Abstract :
[en] 1. Introduction
Age-related macular degeneration (AMD) is the leading cause of blindness among the elderly population in developed countries. 90% of all vision loss due to AMD result from the exudative form of this pathology, which is characterized by choroidal neovascularization (CNV). Currently, diagnosis of AMD relies on ophthalmologic exams and treatments of the exudative form are based on the use of anti-angiogenic drug targeting vascular endothelial growth factors (VEGF). Despite these advances, several clinical challenges have to be overcome, among these the choice of adapted therapeutic treatments and the identification of biomarkers as indicator of patient stratification, disease progression and treatment responses are essential.
2. Approach
In this study, we decide to apply a NMR-based metabolomics approach on a cohort of AMD patients and on a laser-induced murine choroidal neovascularization experimental (CNV) model that mimics the development of the angiogenesis phase of the pathology(1).
Sera from controls and exudative AMD patients (in active and non active phases of the pathology) and from induced and non-induced mice have been collected and submitted to a metabolomics study, using a multivariate approach.
3. Results and discussion
Metabolomics approach does not allow a complete differentiation between control and AMD patients after PCA, PLS-DA and O-PLS_DA analysis. This is probably due to the high variability in patients in terms of AMD stages and phases, treatments and fasting status. However, when we focused on AMD patient, a separation between active and non-active phases could be highlighted.

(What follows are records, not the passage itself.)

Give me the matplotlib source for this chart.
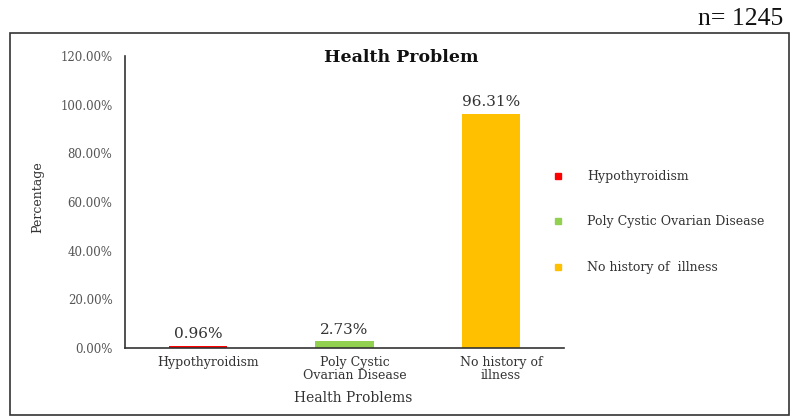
import matplotlib
matplotlib.use("Agg")
import matplotlib.pyplot as plt
from matplotlib.patches import Rectangle
from matplotlib.lines import Line2D
from matplotlib.ticker import FuncFormatter, MultipleLocator
from matplotlib.transforms import ScaledTranslation

# Data
categories = ["Hypothyroidism", "Poly Cystic Ovarian Disease", "No history of  illness"]
tick_labels = ["Hypothyroidism", "Poly Cystic\nOvarian Disease", "No history of\nillness"]
percentages = [0.96, 2.73, 96.31]
bar_colors = ["#FF0000", "#92D050", "#FFC000"]
sample_size = 1245

W, H = 792, 417
fig = plt.figure(figsize=(W / 100, H / 100), dpi=100)

serif = ["DejaVu Serif"]

# Chart frame
fig.patches.append(Rectangle((10 / W, 1 - 415 / H), (789 - 10) / W, (415 - 33) / H,
                             transform=fig.transFigure, fill=False,
                             edgecolor="#333333", linewidth=1.2))

ax = fig.add_axes([125 / W, 1 - 348 / H, (564 - 125) / W, (348 - 56) / H])

x = range(len(categories))
bars = ax.bar(x, percentages, width=0.4, color=bar_colors, zorder=2)
ax.bar_label(bars, labels=[f"{v:.2f}%" for v in percentages], padding=3,
             fontsize=11, family=serif, color="#333333")

ax.set_xlim(-0.5, len(categories) - 0.5)
ax.set_ylim(0, 120)
ax.yaxis.set_major_locator(MultipleLocator(20))
ax.yaxis.set_major_formatter(FuncFormatter(lambda v, p: f"{v:.2f}%"))
ax.set_xticks(list(x))
ax.set_xticklabels(tick_labels)

for s in ["top", "right"]:
    ax.spines[s].set_visible(False)
for s in ["left", "bottom"]:
    ax.spines[s].set_color("#333333")
    ax.spines[s].set_linewidth(1.2)

ax.tick_params(axis="y", length=0, pad=9, labelsize=8.5, labelcolor="#555555")
ax.tick_params(axis="x", length=0, pad=6, labelsize=9, labelcolor="#333333")
for lab in ax.get_xticklabels() + ax.get_yticklabels():
    lab.set_family(serif)
# category labels sit a little right of the bar centres
shift = ScaledTranslation(10 / 100, 0, fig.dpi_scale_trans)
for lab in ax.get_xticklabels():
    lab.set_linespacing(1.0)
    lab.set_transform(lab.get_transform() + shift)

# Axis titles
fig.text(38 / W, 1 - 197 / H, "Percentage", rotation=90, ha="center", va="center",
         fontsize=9, family=serif, color="#333333")
fig.text(353 / W, 1 - 398 / H, "Health Problems", ha="center", va="center",
         fontsize=10, family=serif, color="#333333")
fig.text(401 / W, 1 - 58 / H, "Health Problem", ha="center", va="center",
         fontsize=12.5, fontweight="bold", family=serif, color="#111111")
fig.text(783 / W, 1 - 25 / H, f"n= {sample_size}", ha="right", va="baseline",
         fontsize=18.5, family=["Liberation Serif"], color="#111111")

# Legend
handles = [Line2D([], [], linestyle="none", marker="s", markersize=5,
                  markerfacecolor=c, markeredgecolor=c) for c in bar_colors]
fig.legend(handles, categories, loc="center left",
           bbox_to_anchor=(552 / W, 1 - 222 / H), frameon=False,
           borderpad=0, borderaxespad=0, handlelength=1.0,
           handletextpad=1.8, labelspacing=2.6,
           prop={"family": serif, "size": 9}, labelcolor="#333333")

fig.savefig("out.png", dpi=100)
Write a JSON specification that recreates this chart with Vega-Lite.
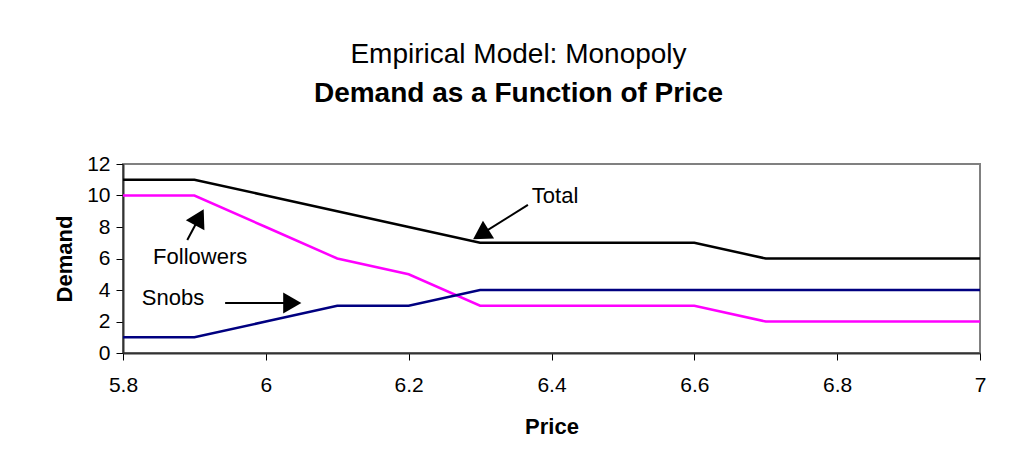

In the most controlled mice model, a separation occurs between laser-induced and control mice 5 to 7 days after induction, concomitantly with CNV formation (Figure 1). Moreover, an interesting point is that the discriminating spectral zones are the same in the human study and in the mice model, leading to the emergence of different putative biomarkers of the active phase of exudative AMD. Among those, lactate and lipoprotein profile are of particular interest to better understand the development of CNV. These results were confirmed by a quantification of lactate and by an evaluation of lipoproteins profiles.
Figure 1. FITC-dextran–labeled flat-mounted choroid observed at day 3 (a), 5 (b) or 7 (c) after laser induction. (d-f) Score plot resulting PCA of NMR data collected.
Mechanistically, we demonstrated that lactate, produced locally and by inflammatory cells, plays a critical role in the onset of the inflammatory and angiogenic phases and could be correlated with the CNV development. Modulation of blood lactate level trough the inhibition of pyruvate dehydrogenase kinase (PDK) led to a reduction of CNV (as efficient as anti-VEGF treatment) and then this receptor appears as a putative target to control exudative AMD.
On the other hand, lipoprotein profile is of particular interest for patient follow-up. Indeed, this profile is clearly modified according to the active or non-active status of the patient and to the induced or non-induced status of the mice.
4. Conclusion
This study demonstrates that metabolomics approach applied to AMD could lead to relevant outcomes for AMD patient follow-up and potential new treatment strategies.